### [What you need to do]
Write out, word for word, every line from the first one through the line that holds "26.5, 19.7, 13.8, 10.2, 6.5, 4.7]", and nothing else; skip the pictures.
------ Stored data ------
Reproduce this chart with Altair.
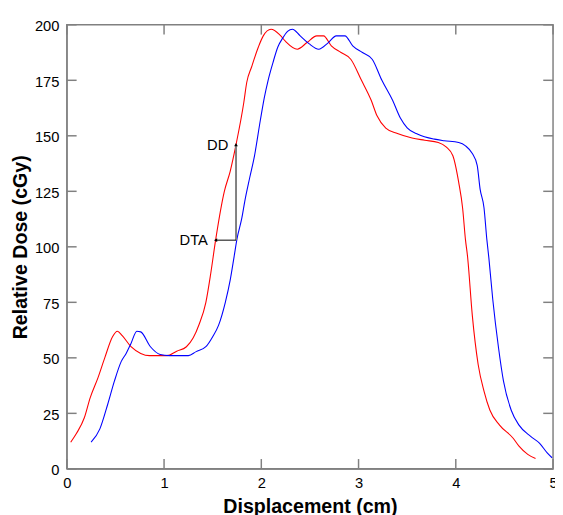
import altair as alt
import pandas as pd

# Reference (red) profile
red_x = [0.04, 0.10, 0.18, 0.24, 0.32, 0.39, 0.47, 0.52, 0.57, 0.66, 0.76, 0.85, 0.95, 1.03,
         1.13, 1.23, 1.30, 1.36, 1.43, 1.48, 1.53, 1.62, 1.68, 1.74, 1.82, 1.85, 1.90, 1.97,
         2.02, 2.10, 2.19, 2.25, 2.37, 2.47, 2.57, 2.64, 2.72, 2.82, 2.92, 3.03, 3.13, 3.19,
         3.28, 3.40, 3.55, 3.68, 3.82, 3.90, 3.97, 4.03, 4.07, 4.10, 4.12, 4.17, 4.23, 4.29,
         4.35, 4.45, 4.59, 4.65, 4.74, 4.82]
red_y = [12, 16, 23, 32, 41, 50, 59.5, 62, 60, 55, 52, 51, 51, 51,
         53, 55, 59, 65, 75, 88, 103, 125, 134, 146, 165, 174, 181, 190,
         195, 198, 195.5, 192.5, 189, 192, 195, 195, 190.5, 187.5, 184.5, 175, 166, 159,
         153.5, 151, 149, 148, 147, 145, 141, 129, 117.5, 103, 96, 69, 47, 35,
         26.5, 19.7, 13.8, 10.2, 6.5, 4.7]

# Shifted (blue) profile
blue_x = [0.25, 0.34, 0.42, 0.49, 0.56, 0.61, 0.66, 0.72, 0.76, 0.86, 0.96, 1.05, 1.15, 1.25,
          1.33, 1.43, 1.50, 1.56, 1.63, 1.68, 1.72, 1.75, 1.80, 1.83, 1.88, 1.93, 1.99, 2.03,
          2.07, 2.12, 2.17, 2.22, 2.27, 2.32, 2.40, 2.49, 2.59, 2.69, 2.77, 2.86, 2.94, 3.04,
          3.14, 3.24, 3.35, 3.43, 3.50, 3.61, 3.78, 3.88, 4.03, 4.10, 4.17, 4.22, 4.25, 4.29,
          4.32, 4.34, 4.38, 4.44, 4.49, 4.57, 4.65, 4.77, 4.86, 4.94, 4.99]
blue_y = [12, 18, 29, 39.6, 48.4, 52, 56.5, 62, 61.7, 55, 51.5, 51, 51, 51,
          52.8, 55, 59.5, 64.6, 75, 85, 95.5, 103.6, 113, 120.5, 131, 141, 157, 167,
          175, 183, 190, 194, 197, 198, 195, 191.5, 189, 192, 195, 195, 190.5, 187.5,
          184.5, 175, 166, 158, 153.6, 150.7, 148.5, 147.8, 147, 145.5, 142, 136.7, 126, 117.6,
          103, 95, 76.4, 54.3, 39.6, 26.4, 19.7, 14.6, 11.6, 7.2, 5]

x_ticks = [0, 1, 2, 3, 4, 5]
y_ticks = [0, 25, 50, 75, 100, 125, 150, 175, 200]

# Annotation values
dd_x = 1.74
dd_top = 146
dta_y = 103
dta_x = 1.53
ann_labels = ["DD", "DTA"]
ann_label_x = [1.66, 1.45]
ann_label_y = [146, 103]

W, H = 496, 453
FONT = "Liberation Sans"
GRAY = "#808080"

xs = alt.Scale(domain=[0, 5], nice=False, zero=False)
ys = alt.Scale(domain=[0, 200], nice=False, zero=False)

curves = pd.DataFrame({
    "x": red_x + blue_x,
    "y": red_y + blue_y,
    "s": ["red"] * len(red_x) + ["blue"] * len(blue_x),
})

base_x = alt.X("x:Q", scale=xs, title="Displacement (cm)",
               axis=alt.Axis(values=x_ticks, format="d", ticks=False, grid=False, domainColor=GRAY,
                             labelFont=FONT, labelFontSize=15, labelColor="black",
                             labelPadding=7, labelFlush=False,
                             titleFont=FONT, titleFontSize=20, titleFontWeight="bold",
                             titleColor="black", titlePadding=7))
base_y = alt.Y("y:Q", scale=ys, title="Relative Dose (cGy)",
               axis=alt.Axis(values=y_ticks, format="d", ticks=False, grid=False, domainColor=GRAY,
                             labelFont=FONT, labelFontSize=15, labelColor="black",
                             labelPadding=8, labelFlush=False, labelOffset=1,
                             titleFont=FONT, titleFontSize=20, titleFontWeight="bold",
                             titleColor="black", titlePadding=4))

lines = alt.Chart(curves).mark_line(strokeWidth=1.1, interpolate="monotone").encode(
    x=base_x, y=base_y,
    color=alt.Color("s:N", scale=alt.Scale(domain=["red", "blue"], range=["#ff0000", "#0000ff"]), legend=None),
    detail="s:N",
)

xt = pd.DataFrame({"x": x_ticks})
yt = pd.DataFrame({"y": y_ticks})
tick_style = dict(color=GRAY, strokeWidth=1.5)
xt_bottom = alt.Chart(xt).mark_rule(**tick_style).encode(
    x=alt.X("x:Q", scale=xs), y=alt.value(H), y2=alt.value(H - 10))
xt_top = alt.Chart(xt).mark_rule(**tick_style).encode(
    x=alt.X("x:Q", scale=xs), y=alt.value(0), y2=alt.value(10))
yt_left = alt.Chart(yt).mark_rule(**tick_style).encode(
    y=alt.Y("y:Q", scale=ys), x=alt.value(0), x2=alt.value(10))
yt_right = alt.Chart(yt).mark_rule(**tick_style).encode(
    y=alt.Y("y:Q", scale=ys), x=alt.value(W), x2=alt.value(W - 10))

vline = alt.Chart(pd.DataFrame({"x": [dd_x], "y": [dta_y], "y2": [dd_top]})).mark_rule(
    color=GRAY, strokeWidth=2).encode(x=alt.X("x:Q", scale=xs), y=alt.Y("y:Q", scale=ys), y2="y2:Q")
hline = alt.Chart(pd.DataFrame({"x": [dta_x], "x2": [dd_x], "y": [dta_y]})).mark_rule(
    color="black", strokeWidth=1).encode(x=alt.X("x:Q", scale=xs), x2="x2:Q", y=alt.Y("y:Q", scale=ys))
head_l = alt.Chart(pd.DataFrame({"x": [dta_x], "y": [dta_y]})).mark_point(
    shape="triangle-left", filled=True, color="black", size=14, opacity=1).encode(
    x=alt.X("x:Q", scale=xs), y=alt.Y("y:Q", scale=ys))
head_u = alt.Chart(pd.DataFrame({"x": [dd_x], "y": [dd_top]})).mark_point(
    shape="triangle-up", filled=True, color="black", size=14, opacity=1).encode(
    x=alt.X("x:Q", scale=xs), y=alt.Y("y:Q", scale=ys))
labels = alt.Chart(pd.DataFrame({"t": ann_labels, "x": ann_label_x, "y": ann_label_y})).mark_text(
    font=FONT, fontSize=15, align="right", baseline="middle", color="black").encode(
    x=alt.X("x:Q", scale=xs), y=alt.Y("y:Q", scale=ys), text="t:N")

chart = alt.layer(
    lines, xt_bottom, xt_top, yt_left, yt_right, vline, hline, head_l, head_u, labels
).properties(
    width=W, height=H,
    autosize=alt.AutoSizeParams(type="none"),
    padding={"left": 60, "top": 12, "right": 2, "bottom": 45},
).configure_view(stroke=GRAY, strokeWidth=1.5)

chart.save("out.html", embed_options={"renderer": "svg", "actions": False})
------
### [Result below]
Reproduce this chart with Altair.
import altair as alt
import pandas as pd

# Reference (red) profile
red_x = [0.04, 0.10, 0.18, 0.24, 0.32, 0.39, 0.47, 0.52, 0.57, 0.66, 0.76, 0.85, 0.95, 1.03,
         1.13, 1.23, 1.30, 1.36, 1.43, 1.48, 1.53, 1.62, 1.68, 1.74, 1.82, 1.85, 1.90, 1.97,
         2.02, 2.10, 2.19, 2.25, 2.37, 2.47, 2.57, 2.64, 2.72, 2.82, 2.92, 3.03, 3.13, 3.19,
         3.28, 3.40, 3.55, 3.68, 3.82, 3.90, 3.97, 4.03, 4.07, 4.10, 4.12, 4.17, 4.23, 4.29,
         4.35, 4.45, 4.59, 4.65, 4.74, 4.82]
red_y = [12, 16, 23, 32, 41, 50, 59.5, 62, 60, 55, 52, 51, 51, 51,
         53, 55, 59, 65, 75, 88, 103, 125, 134, 146, 165, 174, 181, 190,
         195, 198, 195.5, 192.5, 189, 192, 195, 195, 190.5, 187.5, 184.5, 175, 166, 159,
         153.5, 151, 149, 148, 147, 145, 141, 129, 117.5, 103, 96, 69, 47, 35,
         26.5, 19.7, 13.8, 10.2, 6.5, 4.7]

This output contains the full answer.